EXERCISE INSTRUCTIONS – Pictures must not be retyped. Return exactly the lines from the one with "Clone this chart" through the one with "800000, 900000, 1000000]", both included, and no others.

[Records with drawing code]
_ _ _ _ _
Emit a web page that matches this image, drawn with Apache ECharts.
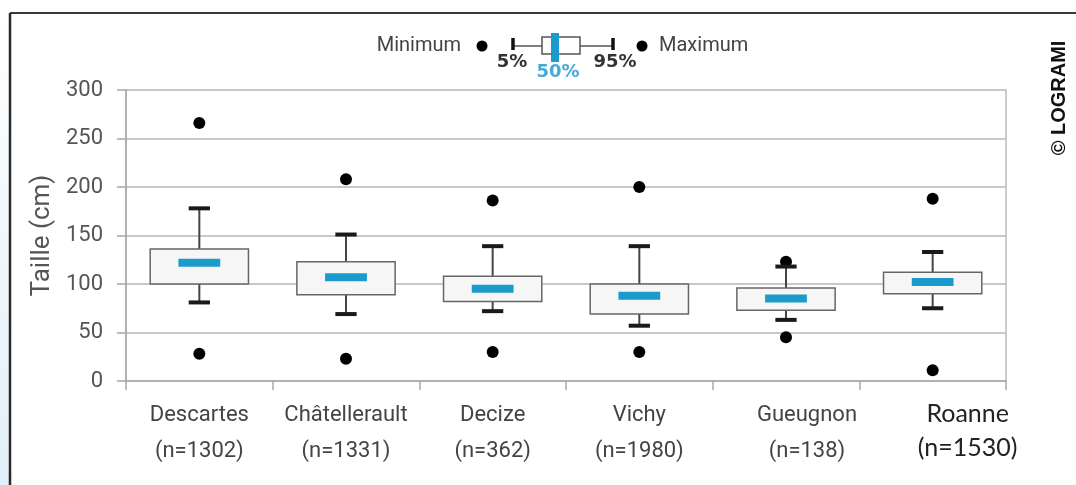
<!DOCTYPE html>
<html>
<head>
<meta charset="utf-8">
<script src="https://cdn.jsdelivr.net/npm/echarts@6/dist/echarts.min.js"></script>
<style>
html,body{margin:0;padding:0;background:#fff;}
#chart{width:1076px;height:485px;}
</style>
</head>
<body>
<div id="chart"></div>
<script>
// ---- data ----
var sites = ['Descartes', 'Châtellerault', 'Decize', 'Vichy', 'Gueugnon', 'Roanne'];
var counts = ['(n=1302)', '(n=1331)', '(n=362)', '(n=1980)', '(n=138)', '(n=1530)'];
var p5     = [81, 69, 72, 57, 63, 75];
var q25    = [100, 89, 82, 69, 73, 90];
var median = [122, 107, 95, 88, 85, 102];
var q75    = [136, 123, 108, 100, 96, 112];
var p95    = [178, 151, 139, 139, 118, 133];
var minimum = [28, 23, 30, 30, 45, 11];
var maximum = [266, 208, 186, 200, 123, 188];
var yTicks = [0, 50, 100, 150, 200, 250, 300];

var boxData = sites.map(function (s, i) {
  return [i, p5[i], q25[i], median[i], q75[i], p95[i]];
});
var dotData = [];
sites.forEach(function (s, i) {
  dotData.push([i, minimum[i]]);
  dotData.push([i, maximum[i]]);
});

var chart = echarts.init(document.getElementById('chart'), null, {renderer: 'canvas'});

function renderBox(params, api) {
  var idx = api.value(0);
  var lo = api.coord([idx, api.value(1)]);
  var q1 = api.coord([idx, api.value(2)]);
  var md = api.coord([idx, api.value(3)]);
  var q3 = api.coord([idx, api.value(4)]);
  var hi = api.coord([idx, api.value(5)]);
  var band = api.size([1, 0])[0];
  var cx = lo[0];
  var bw = band * 0.67, mw = band * 0.285, cw = band * 0.145;
  var wStyle = {stroke: '#444', lineWidth: 2};
  var cStyle = {stroke: '#1a1a1a', lineWidth: 4};
  return {
    type: 'group',
    children: [
      {type: 'line', shape: {x1: cx, y1: lo[1], x2: cx, y2: q1[1]}, style: wStyle},
      {type: 'line', shape: {x1: cx, y1: q3[1], x2: cx, y2: hi[1]}, style: wStyle},
      {type: 'line', shape: {x1: cx - cw / 2, y1: lo[1], x2: cx + cw / 2, y2: lo[1]}, style: cStyle},
      {type: 'line', shape: {x1: cx - cw / 2, y1: hi[1], x2: cx + cw / 2, y2: hi[1]}, style: cStyle},
      {type: 'rect', shape: {x: cx - bw / 2, y: q3[1], width: bw, height: q1[1] - q3[1]},
        style: {fill: '#f6f6f6', stroke: '#666', lineWidth: 1.5}},
      {type: 'rect', shape: {x: cx - mw / 2, y: md[1] - 4, width: mw, height: 8},
        style: {fill: '#1a9bc9'}}
    ]
  };
}

var legendY = 46;
var option = {
  backgroundColor: '#ffffff',
  animation: false,
  grid: {left: 126, right: 70, top: 90, bottom: 104, show: true, borderColor: '#bbbbbb', borderWidth: 1.5, backgroundColor: 'transparent'},
  xAxis: {
    type: 'category',
    data: sites,
    boundaryGap: true,
    axisLine: {lineStyle: {color: '#a8a8a8', width: 1.5}},
    axisTick: {show: true, length: 9, lineStyle: {color: '#a8a8a8', width: 1.5}},
    axisLabel: {
      interval: 0,
      margin: 16,
      fontSize: 22,
      lineHeight: 36,
      fontFamily: 'Roboto',
      color: '#444',
      formatter: function (v, i) {
        if (v === 'Roanne') return '{r|' + v + '}\n{r|' + counts[i] + '}';
        if (v === 'Gueugnon') return '{g|' + v + '}\n{g|' + counts[i] + '}';
        return v + '\n' + counts[i];
      },
      rich: {
        r: {fontSize: 25, lineHeight: 34, fontFamily: 'Lato', color: '#222', padding: [0, 0, 0, 70]},
        g: {fontSize: 22, lineHeight: 36, fontFamily: 'Roboto', color: '#444', padding: [0, 0, 0, 42]}
      }
    }
  },
  yAxis: {
    type: 'value',
    min: 0, max: 300, interval: 50,
    name: 'Taille (cm)',
    nameLocation: 'middle',
    nameRotate: 90,
    nameGap: 50,
    nameTextStyle: {fontSize: 26, fontFamily: 'Roboto', color: '#555'},
    axisLine: {show: true, lineStyle: {color: '#a8a8a8', width: 1.5}},
    axisTick: {show: true, length: 9, lineStyle: {color: '#a8a8a8', width: 1.5}},
    axisLabel: {margin: 23, fontSize: 22, fontFamily: 'Roboto', color: '#555',
      formatter: function (v) { return yTicks.indexOf(v) >= 0 ? String(v) : ''; }},
    splitLine: {show: true, lineStyle: {color: '#c8c8c8', width: 2}}
  },
  series: [
    {
      type: 'scatter',
      data: dotData,
      symbol: 'circle',
      symbolSize: 12,
      itemStyle: {color: '#000', opacity: 1},
      z: 2
    },
    {
      type: 'custom',
      data: boxData,
      renderItem: renderBox,
      encode: {x: 0, y: [1, 2, 3, 4, 5]},
      z: 3
    }
  ],
  graphic: [
    // outer frame + left strip
    {type: 'rect', shape: {x: 0, y: 13, width: 10, height: 472},
      style: {fill: new echarts.graphic.LinearGradient(0, 0, 0, 1, [
        {offset: 0, color: '#ffffff'}, {offset: 0.4, color: '#f3f8fc'}, {offset: 1, color: '#e2eff8'}])}, silent: true},
    {type: 'line', shape: {x1: 10, y1: 13, x2: 1076, y2: 13}, style: {stroke: '#3a3a3a', lineWidth: 2}},
    {type: 'line', shape: {x1: 10, y1: 13, x2: 10, y2: 485}, style: {stroke: '#2a2a2a', lineWidth: 2.5}},
    // legend
    {type: 'text', x: 461, y: legendY, style: {text: 'Minimum', fontSize: 20, fontFamily: 'Roboto', fill: '#444', align: 'right', verticalAlign: 'middle'}},
    {type: 'circle', shape: {cx: 482, cy: legendY, r: 5.5}, style: {fill: '#000'}},
    {type: 'line', shape: {x1: 513, y1: legendY, x2: 542, y2: legendY}, style: {stroke: '#555', lineWidth: 1.5}},
    {type: 'line', shape: {x1: 580, y1: legendY, x2: 613, y2: legendY}, style: {stroke: '#555', lineWidth: 1.5}},
    {type: 'line', shape: {x1: 513, y1: 38, x2: 513, y2: 50}, style: {stroke: '#111', lineWidth: 3.5}},
    {type: 'line', shape: {x1: 613, y1: 38, x2: 613, y2: 50}, style: {stroke: '#111', lineWidth: 3.5}},
    {type: 'rect', shape: {x: 542, y: 37, width: 38, height: 17}, style: {fill: '#fff', stroke: '#555', lineWidth: 1.5}},
    {type: 'rect', shape: {x: 551, y: 33, width: 8, height: 29}, style: {fill: '#1a9bc9'}},
    {type: 'circle', shape: {cx: 642, cy: legendY, r: 5.5}, style: {fill: '#000'}},
    {type: 'text', x: 659, y: legendY, style: {text: 'Maximum', fontSize: 20, fontFamily: 'Roboto', fill: '#444', align: 'left', verticalAlign: 'middle'}},
    {type: 'text', x: 512, y: 62, style: {text: '5%', fontSize: 18, fontWeight: 'bold', fontFamily: 'DejaVu Sans', fill: '#333', align: 'center', verticalAlign: 'middle'}},
    {type: 'text', x: 558, y: 72, style: {text: '50%', fontSize: 18, fontWeight: 'bold', fontFamily: 'DejaVu Sans', fill: '#4aa8d4', align: 'center', verticalAlign: 'middle'}},
    {type: 'text', x: 615, y: 62, style: {text: '95%', fontSize: 18, fontWeight: 'bold', fontFamily: 'DejaVu Sans', fill: '#333', align: 'center', verticalAlign: 'middle'}},
    // copyright
    {type: 'text', x: 1059, y: 98, rotation: Math.PI / 2,
      style: {text: '© LOGRAMI', fontSize: 20, fontWeight: 'bold', fontFamily: 'Liberation Sans', fill: '#111', align: 'center', verticalAlign: 'middle'}}
  ]
};
chart.setOption(option);
</script>
</body>
</html>
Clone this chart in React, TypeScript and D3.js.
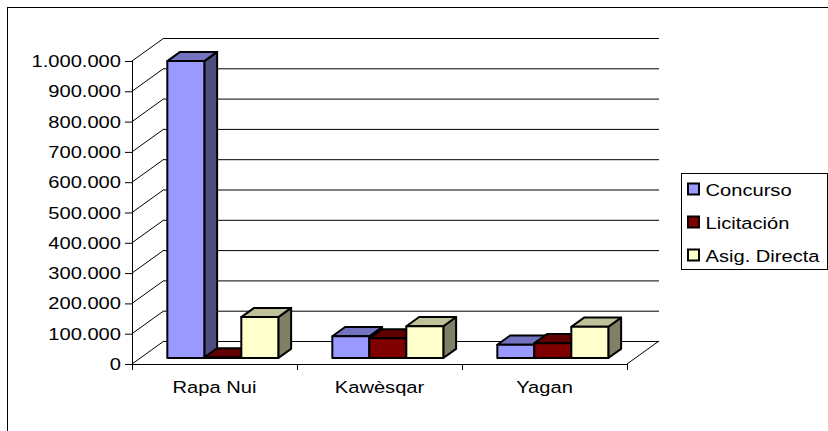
import React from 'react'
import * as d3 from 'd3'

const categories = ['Rapa Nui', 'Kawèsqar', 'Yagan']
const seriesNames = ['Concurso', 'Licitación', 'Asig. Directa']
const concurso = [980000, 72000, 44000]
const licitacion = [2000, 65000, 49000]
const asigDirecta = [135000, 105000, 103000]
const yTicks = [0, 100000, 200000, 300000, 400000, 500000, 600000, 700000, 800000, 900000, 1000000]

// front / top / side shades for each series
const palette = [
    { front: '#9999FF', top: '#7373C0', side: '#4D4D80' },
    { front: '#800000', top: '#600000', side: '#400000' },
    { front: '#FFFFCC', top: '#C0C099', side: '#808066' },
]

const W = 828
const H = 431
const left = 132
const right = 627
const base = 364
const DX = 32 // depth of the floor
const DY = 23
const z0 = 0.26 // bars sit between these depth fractions
const z1 = 0.66
const font = 'Arial, "Liberation Sans", sans-serif'
const stretch = 1.22

const fmt = (v: number) => d3.format(',')(v).replace(/,/g, '.')

function Label(props: { x: number, y: number, anchor?: string, children: React.ReactNode }) {
    return (
        <text transform={`translate(${props.x},${props.y}) scale(${stretch},1)`}
            textAnchor={props.anchor || 'start'} fontFamily={font} fontSize={16.5} fill="#000">
            {props.children}
        </text>
    )
}

export default function App() {
    const y = d3.scaleLinear().domain([0, 1000000]).range([0, 303])
    const x = d3.scaleBand<string>().domain(categories).range([left, right])
    const inner = d3.scaleBand<string>().domain(seriesNames).range([0, 111])
    const groupOff = (x.bandwidth() - 111) / 2
    const values = [concurso, licitacion, asigDirecta]

    const ddx = (z1 - z0) * DX
    const ddy = (z1 - z0) * DY

    const bars: React.ReactNode[] = []
    categories.forEach((c, ci) => {
        seriesNames.forEach((s, si) => {
            const v = values[si][ci]
            const w = inner.bandwidth()
            const bx = (x(c) as number) + groupOff + (inner(s) as number) + z0 * DX
            const by = base - z0 * DY
            const h = y(v)
            const col = palette[si]
            const top = [[bx, by - h], [bx + w, by - h], [bx + w + ddx, by - h - ddy], [bx + ddx, by - h - ddy]]
            const side = [[bx + w, by], [bx + w, by - h], [bx + w + ddx, by - h - ddy], [bx + w + ddx, by - ddy]]
            bars.push(
                <g key={c + s} stroke="#000" strokeWidth={2} strokeLinejoin="round">
                    <polygon points={side.join(' ')} fill={col.side} />
                    <polygon points={top.join(' ')} fill={col.top} />
                    <rect x={bx} y={by - h} width={w} height={h} fill={col.front} />
                </g>
            )
        })
    })

    return (
        <svg width={W} height={H} style={{ position: 'absolute', left: 0, top: 0, background: '#fff' }}>
            <rect x={7.5} y={7.5} width={W} height={H} fill="#fff" stroke="#000" strokeWidth={1} />

            {/* walls */}
            <g stroke="#000" strokeWidth={1}>
                {yTicks.map(t => (
                    <g key={t}>
                        <line x1={left + DX} x2={right + DX} y1={base - DY - y(t) + 0.5} y2={base - DY - y(t) + 0.5} />
                        <line x1={left} y1={base - y(t)} x2={left + DX} y2={base - DY - y(t)} />
                        <line x1={left - 7} x2={left} y1={base - y(t) + 0.5} y2={base - y(t) + 0.5} />
                    </g>
                ))}
                <line x1={right} y1={base} x2={right + DX} y2={base - DY} />
                <line x1={left + 0.5} x2={left + 0.5} y1={base - y(1000000)} y2={base} />
                <line x1={left} x2={right} y1={base + 0.5} y2={base + 0.5} />
                {[left, ...categories.map(c => (x(c) as number) + x.bandwidth())].map(t => (
                    <line key={t} x1={t + 0.5} x2={t + 0.5} y1={base} y2={base + 6} />
                ))}
            </g>

            {bars}

            {yTicks.map(t => (
                <Label key={t} x={121} y={base - y(t) + 6} anchor="end">{fmt(t)}</Label>
            ))}
            {categories.map(c => (
                <Label key={c} x={(x(c) as number) + x.bandwidth() / 2} y={393} anchor="middle">{c}</Label>
            ))}

            {/* legend */}
            <rect x={681.5} y={173.5} width={146} height={96} fill="#fff" stroke="#000" strokeWidth={1} />
            {seriesNames.map((s, i) => (
                <g key={s}>
                    <rect x={688} y={183.5 + i * 33} width={11} height={11} fill={palette[i].front} stroke="#000" strokeWidth={2} />
                    <Label x={705.5} y={196 + i * 33}>{s}</Label>
                </g>
            ))}
        </svg>
    )
}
_ _ _ _ _
FULL RESPONSE –
Clone this chart in React, TypeScript and D3.js.
import React from 'react'
import * as d3 from 'd3'

const categories = ['Rapa Nui', 'Kawèsqar', 'Yagan']
const seriesNames = ['Concurso', 'Licitación', 'Asig. Directa']
const concurso = [980000, 72000, 44000]
const licitacion = [2000, 65000, 49000]
const asigDirecta = [135000, 105000, 103000]
const yTicks = [0, 100000, 200000, 300000, 400000, 500000, 600000, 700000, 800000, 900000, 1000000]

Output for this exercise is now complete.